Data Frames, Formatting, and Structure
Data frames are a relatively common concept in programming languages that are designed around more advanced data or calculations. And those programming languages which lack data frames tend to have some form of 3rd party support for them. But with that said, a data frame in one language will usually differ in some respects from data frames in another.
R data frames are two-dimensional structures that consist of rows and columns. They’re fairly analogous to a standard spreadsheet format with an x and y-axis. For example, take a look at the following two data frames.
ourData1 <- data.frame(
planet = c(“Mercury”, “Venus”, “Earth”),
distanceFromSun = c(57.9, 108.2, 149.6)
)
ourData2 <- data.frame(
planet = c(“Mars”, “Jupiter”, “Saturn”),
numberOfMoons = c(2, 79, 82)
)
In this example, we create two data frames – ourData1 and ourData2. The ourData1 frame contains the names and distances of the first three planets in our solar system. The ourData2 frame contains the next three planets and their respective moons.

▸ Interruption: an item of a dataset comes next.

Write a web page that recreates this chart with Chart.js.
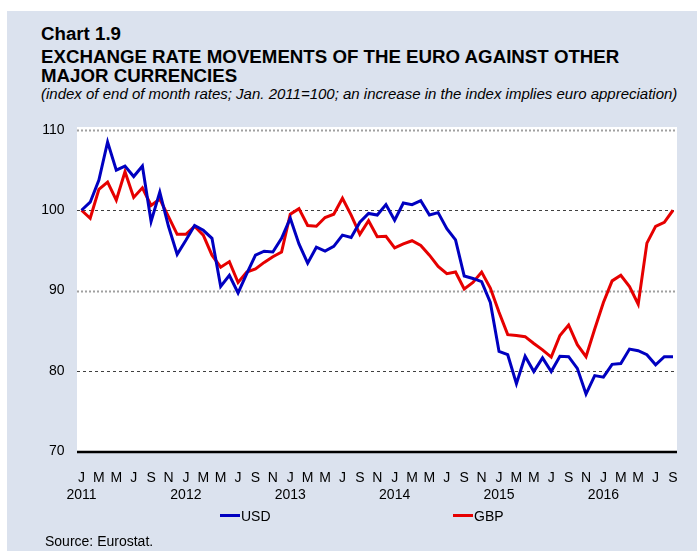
<!DOCTYPE html>
<html>
<head>
<meta charset="utf-8">
<script src="https://cdn.jsdelivr.net/npm/chart.js@4.4.0/dist/chart.umd.min.js"></script>
<style>
  body { margin: 0; background: #fff; }
  #wrap { position: relative; width: 697px; height: 551px; overflow: hidden; font-family: "Liberation Sans", Arial, sans-serif; color: #000; }
  #bg { position: absolute; left: 7px; top: 11px; right: 0; bottom: 0; background: #dbe2ee; }
  #chart { position: absolute; left: 0; top: 0; }
  .t { position: absolute; left: 41px; line-height: 1; white-space: nowrap; }
  .h { font-size: 18.7px; font-weight: bold; }
  .sub { font-size: 15px; font-style: italic; }
  .leg { position: absolute; height: 3px; width: 20px; }
  .legtxt { position: absolute; font-size: 14px; line-height: 1; }
</style>
</head>
<body>
<div id="wrap">
  <div id="bg"></div>
  <div class="t h" style="top:25.2px">Chart 1.9</div>
  <div class="t h" style="top:48.2px">EXCHANGE RATE MOVEMENTS OF THE EURO AGAINST OTHER</div>
  <div class="t h" style="top:67.2px">MAJOR CURRENCIES</div>
  <div class="t sub" style="top:86.3px">(index of end of month rates; Jan. 2011=100; an increase in the index implies euro appreciation)</div>
  <canvas id="chart" width="697" height="551"></canvas>
  <div class="leg" style="left:220px; top:513.5px; background:#0000c0"></div>
  <div class="legtxt" style="left:241px; top:508.5px">USD</div>
  <div class="leg" style="left:453px; top:513.5px; background:#e60000"></div>
  <div class="legtxt" style="left:474px; top:508.5px">GBP</div>
  <div class="t" style="left:45px; top:533.5px; font-size:14px">Source: Eurostat.</div>
</div>
<script>
// rótulos dos meses e anos (jan 2011 - set 2016)
const monthLetters = ['J', 'F', 'M', 'A', 'M', 'J', 'J', 'A', 'S', 'O', 'N', 'D'];
const years = [2011, 2012, 2013, 2014, 2015, 2016];
const nMonths = 69;

// índice, jan 2011 = 100
const usd = [
  100, 101.0, 103.75, 108.5, 105.0, 105.5, 104.2, 105.5, 98.6, 102.25, 98.0, 94.5,
  96.25, 98.1, 97.5, 96.5, 90.5, 91.9, 89.7, 92.1, 94.4, 94.9, 94.8, 96.5,
  99.0, 95.8, 93.4, 95.4, 94.9, 95.5, 96.9, 96.6, 98.5, 99.6, 99.4, 100.7,
  98.75, 100.9, 100.7, 101.2, 99.4, 99.7, 97.7, 96.3, 91.8, 91.5, 91.1, 88.5,
  82.4, 82.0, 78.4, 81.8, 79.9, 81.6, 79.9, 81.8, 81.75, 80.3, 77.1, 79.4,
  79.2, 80.8, 80.9, 82.7, 82.5, 82.0, 80.75, 81.75, 81.75
];
const gbp = [
  100, 99.0, 102.6, 103.5, 101.25, 104.8, 101.6, 102.8, 100.6, 101.4, 99.2, 97.0,
  97.0, 98.0, 96.9, 94.4, 92.9, 93.6, 91.0, 92.3, 92.7, 93.5, 94.2, 94.8,
  99.5, 100.2, 98.1, 98.0, 99.1, 99.5, 101.5, 99.4, 97.0, 98.7, 96.7, 96.75,
  95.3, 95.8, 96.2, 95.6, 94.4, 93.0, 92.1, 92.3, 90.2, 91.0, 92.3, 90.3,
  87.3, 84.5, 84.4, 84.25, 83.4, 82.6, 81.7, 84.4, 85.7, 83.25, 81.75, 85.2,
  88.5, 91.2, 91.9, 90.5, 88.3, 95.9, 98.0, 98.5, 100.0
];

const labels = [];
for (let i = 0; i < nMonths; i++) labels.push(monthLetters[i % 12]);

// fundo branco, linhas de grade e eixo
const framePlugin = {
  id: 'frame',
  beforeDatasetsDraw(chart) {
    const { ctx, chartArea: a, scales: { y } } = chart;
    ctx.save();
    ctx.fillStyle = '#fff';
    ctx.fillRect(a.left - 4.5, a.top - 3, a.width + 8.5, a.height + 3);
    [110, 100, 90, 80].forEach(v => {
      const py = Math.round(y.getPixelForValue(v)) + 0.5;
      const dotted = (v === 110 || v === 90);
      ctx.beginPath();
      ctx.strokeStyle = dotted ? '#a0a0a0' : '#404040';
      ctx.lineWidth = dotted ? 2 : 1;
      ctx.setLineDash(dotted ? [2, 2] : [3, 3]);
      ctx.moveTo(a.left - 4.5, py);
      ctx.lineTo(a.right + 4, py);
      ctx.stroke();
    });
    ctx.setLineDash([]);
    ctx.beginPath();
    ctx.strokeStyle = '#000';
    ctx.lineWidth = 2.5;
    ctx.moveTo(a.left - 4.5, a.bottom + 1);
    ctx.lineTo(a.right + 4, a.bottom + 1);
    ctx.stroke();
    ctx.restore();
  }
};

new Chart(document.getElementById('chart'), {
  type: 'line',
  data: {
    labels: labels,
    datasets: [
      { label: 'USD', data: usd, borderColor: '#0000c0', borderWidth: 3, pointRadius: 0, tension: 0, fill: false },
      { label: 'GBP', data: gbp, borderColor: '#e60000', borderWidth: 3, pointRadius: 0, tension: 0, fill: false }
    ]
  },
  options: {
    responsive: false,
    animation: false,
    devicePixelRatio: 1,
    layout: { padding: { left: 0, right: 24, top: 130, bottom: 0 } },
    plugins: { legend: { display: false }, tooltip: { enabled: false } },
    scales: {
      x: {
        grid: { display: false },
        border: { display: false },
        afterFit: s => { s.height = 100; },
        ticks: {
          autoSkip: false, maxRotation: 0, minRotation: 0, padding: 11,
          color: '#000', font: { family: 'Liberation Sans', size: 14 },
          callback: function (value, index) {
            const m = index % 12;
            if (m % 2) return '';
            if (m === 0) return [monthLetters[m], String(years[index / 12])];
            return monthLetters[m];
          }
        }
      },
      y: {
        min: 70, max: 110,
        grid: { display: false, drawTicks: false },
        border: { display: false },
        afterFit: s => { s.width = 81.5; },
        ticks: { stepSize: 10, padding: 17, color: '#000', font: { family: 'Liberation Sans', size: 14 } }
      }
    }
  },
  plugins: [framePlugin]
});
</script>
</body>
</html>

So far this is all fairly standard. But what really makes R’s data frames so powerful is the language structure. R data frames can be easily converted to and from different formats with a single function. And this isn’t something that’s expected to be a rare occurrence. The language is designed around the idea of data being somewhat fluid. You’re expected to move data around inside different containers and formats. And this concept is reflected in R data frames.

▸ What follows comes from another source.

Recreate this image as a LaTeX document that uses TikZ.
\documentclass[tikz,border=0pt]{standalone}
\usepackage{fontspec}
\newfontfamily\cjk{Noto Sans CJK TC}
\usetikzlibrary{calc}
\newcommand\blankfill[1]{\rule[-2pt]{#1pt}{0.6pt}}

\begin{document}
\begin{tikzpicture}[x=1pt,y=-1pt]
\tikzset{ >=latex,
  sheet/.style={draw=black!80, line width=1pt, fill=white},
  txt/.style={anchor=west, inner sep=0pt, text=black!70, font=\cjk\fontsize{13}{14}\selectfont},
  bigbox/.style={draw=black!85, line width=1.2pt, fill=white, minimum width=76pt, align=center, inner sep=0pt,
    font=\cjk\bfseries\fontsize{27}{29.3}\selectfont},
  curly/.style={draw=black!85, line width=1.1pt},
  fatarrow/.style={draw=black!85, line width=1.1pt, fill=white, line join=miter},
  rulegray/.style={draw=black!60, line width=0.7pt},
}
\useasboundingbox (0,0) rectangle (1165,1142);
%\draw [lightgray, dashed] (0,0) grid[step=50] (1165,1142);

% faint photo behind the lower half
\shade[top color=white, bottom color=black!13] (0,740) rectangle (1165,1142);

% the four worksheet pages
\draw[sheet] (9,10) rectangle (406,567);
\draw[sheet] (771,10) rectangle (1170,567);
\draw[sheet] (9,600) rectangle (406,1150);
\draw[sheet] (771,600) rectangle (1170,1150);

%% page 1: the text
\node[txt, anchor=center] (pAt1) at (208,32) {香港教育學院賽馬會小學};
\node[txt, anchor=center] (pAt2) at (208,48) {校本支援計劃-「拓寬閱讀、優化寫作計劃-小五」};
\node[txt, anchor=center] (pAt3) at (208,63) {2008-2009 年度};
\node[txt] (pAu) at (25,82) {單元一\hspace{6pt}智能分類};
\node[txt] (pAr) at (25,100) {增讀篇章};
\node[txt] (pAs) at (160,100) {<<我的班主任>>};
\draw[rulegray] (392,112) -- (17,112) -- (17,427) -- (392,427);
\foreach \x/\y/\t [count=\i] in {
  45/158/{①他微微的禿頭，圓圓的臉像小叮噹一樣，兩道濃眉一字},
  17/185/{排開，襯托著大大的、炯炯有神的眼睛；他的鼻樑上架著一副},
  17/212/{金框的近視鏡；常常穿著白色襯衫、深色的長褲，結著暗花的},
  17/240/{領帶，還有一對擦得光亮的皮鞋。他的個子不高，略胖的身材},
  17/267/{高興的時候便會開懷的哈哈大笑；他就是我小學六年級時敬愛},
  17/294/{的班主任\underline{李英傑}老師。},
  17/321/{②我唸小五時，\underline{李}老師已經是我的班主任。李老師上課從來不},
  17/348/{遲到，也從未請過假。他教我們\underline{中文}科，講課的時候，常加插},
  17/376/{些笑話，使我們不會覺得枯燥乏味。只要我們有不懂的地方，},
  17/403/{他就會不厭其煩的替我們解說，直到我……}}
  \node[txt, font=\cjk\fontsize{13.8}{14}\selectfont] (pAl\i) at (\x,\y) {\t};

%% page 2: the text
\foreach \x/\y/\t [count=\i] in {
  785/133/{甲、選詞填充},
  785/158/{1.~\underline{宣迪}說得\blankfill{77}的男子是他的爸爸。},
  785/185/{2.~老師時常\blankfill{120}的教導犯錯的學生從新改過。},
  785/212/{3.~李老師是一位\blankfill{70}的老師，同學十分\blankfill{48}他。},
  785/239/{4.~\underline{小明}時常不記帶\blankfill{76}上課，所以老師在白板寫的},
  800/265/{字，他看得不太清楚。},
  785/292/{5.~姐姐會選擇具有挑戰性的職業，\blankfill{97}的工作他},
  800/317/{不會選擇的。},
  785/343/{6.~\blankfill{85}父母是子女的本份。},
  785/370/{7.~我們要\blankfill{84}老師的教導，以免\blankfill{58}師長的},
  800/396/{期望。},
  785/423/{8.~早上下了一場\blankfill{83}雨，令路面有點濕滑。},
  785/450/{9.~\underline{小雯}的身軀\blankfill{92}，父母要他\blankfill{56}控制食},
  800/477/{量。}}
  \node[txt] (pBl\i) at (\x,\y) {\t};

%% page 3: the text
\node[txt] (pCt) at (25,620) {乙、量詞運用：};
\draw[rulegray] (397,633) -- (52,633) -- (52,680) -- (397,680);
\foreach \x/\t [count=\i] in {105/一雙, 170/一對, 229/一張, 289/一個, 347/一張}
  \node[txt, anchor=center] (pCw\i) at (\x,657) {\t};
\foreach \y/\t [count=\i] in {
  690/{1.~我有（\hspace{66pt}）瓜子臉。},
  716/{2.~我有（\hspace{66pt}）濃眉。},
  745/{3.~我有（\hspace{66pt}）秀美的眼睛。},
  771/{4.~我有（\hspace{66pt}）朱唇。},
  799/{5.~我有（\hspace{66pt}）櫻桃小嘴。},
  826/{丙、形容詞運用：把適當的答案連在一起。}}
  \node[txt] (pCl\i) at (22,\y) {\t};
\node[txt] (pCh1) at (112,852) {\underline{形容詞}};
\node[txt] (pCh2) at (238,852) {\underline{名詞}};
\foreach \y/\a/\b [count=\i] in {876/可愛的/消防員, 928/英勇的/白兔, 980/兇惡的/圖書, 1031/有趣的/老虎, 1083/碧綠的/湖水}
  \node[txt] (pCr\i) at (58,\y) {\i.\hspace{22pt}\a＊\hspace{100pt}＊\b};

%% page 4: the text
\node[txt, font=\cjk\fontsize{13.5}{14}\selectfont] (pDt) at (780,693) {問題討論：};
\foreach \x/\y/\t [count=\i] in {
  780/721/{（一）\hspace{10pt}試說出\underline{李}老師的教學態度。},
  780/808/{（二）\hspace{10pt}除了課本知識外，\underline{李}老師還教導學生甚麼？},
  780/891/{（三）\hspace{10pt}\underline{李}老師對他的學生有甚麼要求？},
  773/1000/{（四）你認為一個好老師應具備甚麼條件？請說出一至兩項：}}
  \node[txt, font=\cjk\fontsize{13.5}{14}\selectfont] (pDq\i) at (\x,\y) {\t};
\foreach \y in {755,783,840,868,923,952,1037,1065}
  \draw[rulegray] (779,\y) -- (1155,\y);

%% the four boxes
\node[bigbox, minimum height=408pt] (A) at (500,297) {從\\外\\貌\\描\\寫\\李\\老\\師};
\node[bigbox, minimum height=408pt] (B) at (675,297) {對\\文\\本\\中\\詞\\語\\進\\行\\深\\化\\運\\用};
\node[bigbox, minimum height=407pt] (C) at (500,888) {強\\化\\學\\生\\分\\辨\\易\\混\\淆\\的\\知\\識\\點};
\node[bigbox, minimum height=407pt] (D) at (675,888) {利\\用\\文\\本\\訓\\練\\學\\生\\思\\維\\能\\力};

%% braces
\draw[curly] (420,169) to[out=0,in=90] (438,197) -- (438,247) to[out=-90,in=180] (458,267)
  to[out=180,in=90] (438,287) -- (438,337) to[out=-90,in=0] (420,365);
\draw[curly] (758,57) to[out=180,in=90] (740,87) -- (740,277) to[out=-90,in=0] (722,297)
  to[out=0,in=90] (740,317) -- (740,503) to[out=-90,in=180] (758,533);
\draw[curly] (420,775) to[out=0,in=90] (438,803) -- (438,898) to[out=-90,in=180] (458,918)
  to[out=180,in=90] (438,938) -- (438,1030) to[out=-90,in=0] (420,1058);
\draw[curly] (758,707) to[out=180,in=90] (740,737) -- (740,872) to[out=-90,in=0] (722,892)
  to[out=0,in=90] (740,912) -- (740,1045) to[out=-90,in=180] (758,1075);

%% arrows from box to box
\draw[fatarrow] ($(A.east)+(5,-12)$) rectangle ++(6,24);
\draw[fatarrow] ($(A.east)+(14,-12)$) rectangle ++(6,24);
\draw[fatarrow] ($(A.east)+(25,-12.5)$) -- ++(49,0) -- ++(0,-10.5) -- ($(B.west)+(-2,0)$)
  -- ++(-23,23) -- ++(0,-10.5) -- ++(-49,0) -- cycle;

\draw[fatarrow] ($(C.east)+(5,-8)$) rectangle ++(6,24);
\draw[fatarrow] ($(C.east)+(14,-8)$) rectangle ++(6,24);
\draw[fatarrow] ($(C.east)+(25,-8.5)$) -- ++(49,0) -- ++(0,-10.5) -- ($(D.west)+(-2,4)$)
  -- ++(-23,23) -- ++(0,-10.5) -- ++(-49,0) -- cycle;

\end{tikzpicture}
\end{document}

For example, you can work functions like sum into specialized loop systems like the various apply variants. This will let you loop through logistically specified parts of a data frame while assigning its contents to another variable. You can use this concept to essentially rebuild a data frame in a single line of code. And there are also specialized methods to join data frames in a specific order or by other criteria.
All of this highlights why merging data frames can be both simple and complex at the same time. It’s easy to do a simple merge of two data frames. But the system is built around the idea that users will want to have a high level of control over the process. As such, it tends to expect that you’ll add some additional arguments or use more specialized logic. And if that’s not done you can wind up with unexpected results. One of the more common examples is duplicated or missing data. But it’s extremely easy to avoid that problem by looking into the specifics of merge operations.
The Basic Merge Mechanics
Think back to our prior two data frame examples. There’s one point that might raise some concern if you’ve worked with data frames in other languages. Our column data isn’t fully compatible. If we merge our two data frames we’ll have missing values. It’s true that R will take note of that fact. But it will also try to fix it rather than exiting out with an error. Take a look at one solution to the problem in the following code.
ourData1 <- data.frame(
planet = c(“Mercury”, “Venus”, “Earth”),
distanceFromSun = c(57.9, 108.2, 149.6)
)
ourData2 <- data.frame(
planet = c(“Mars”, “Jupiter”, “Saturn”),
numberOfMoons = c(2, 79, 82)
)
mergedData <- merge(ourData1, ourData2, by = “planet”, all = TRUE)
print(mergedData)
If you run this script you might be surprised by the fact that it works so smoothly. This is thanks to the arguments passed in the merge command. The merge command is initiated with the names of the two data frames we want to merge. But we follow it with a “by” argument. This is the name of the point where the merge is going to occur. You can think of it as essentially putting a thumbtack in place to hold two printed documents together.
In this case, we use planets because we have two compatible columns named the same. We can easily merge those two data frames together thanks to the shared planets format. However, there’s also the matter of the distanceFromSun and numberOfMoons columns. Each data frame has a category that’s not present in the other. This is where the “all” argument comes in. We explicitly tell R that we want to merge all of the data. When there’s no equivalent data to be found R will instead substitute a not applicable (NA) value. This also points to the potential problems that can result in column duplication. Merge will avoid column duplication or identical columns by appending a suffix to the column names. For example, run the same code but change the first data frame to the example below.
ourData1 <- data.frame(
planet = c(“Mercury”, “Venus”, “Earth”),
distanceFromSun = c(57.9, 108.2, 149.6),
numberOfMoons = c(0, 0, 1)
)
You’ll now have a column called planet, numberOfMoons.x, and numberOfMoons.y. However, this isn’t due to a conflict between the data. It’s because merge operates by providing separate columns for items other than the column specified in the “by” argument. Note that while this can be a somewhat visually distracting option, merge is protecting us from duplicate columns through this practice. You might wonder how we’d tidy all of this up into a fully joined numberOfMoons columnn. To do that we’d be best served by using rbind, as seen below.
ourData1 <- data.frame(planet = c(“Mercury”, “Venus”, “Earth”),
distanceFromSun = c(57.9, 108.2, 149.6),
numberOfMoons = c(0, 0, 1))
ourData2 <- data.frame(planet = c(“Mars”, “Jupiter”, “Saturn”),
distanceFromSun = c(227.9, 778.3, 1433.5),
numberOfMoons = c(2, 79, 82))
combinedData <- rbind(ourData1, ourData2)
print(combinedData)
The previous example with merge avoided duplicates by renaming columns with an additional suffix. But with rbind we combine the data frames by essentially appending data to the original. This also highlights one of the great things about R. There’s no one size fits all solution. We’re instead given the option to decide which methodology is the best fit for our particular project.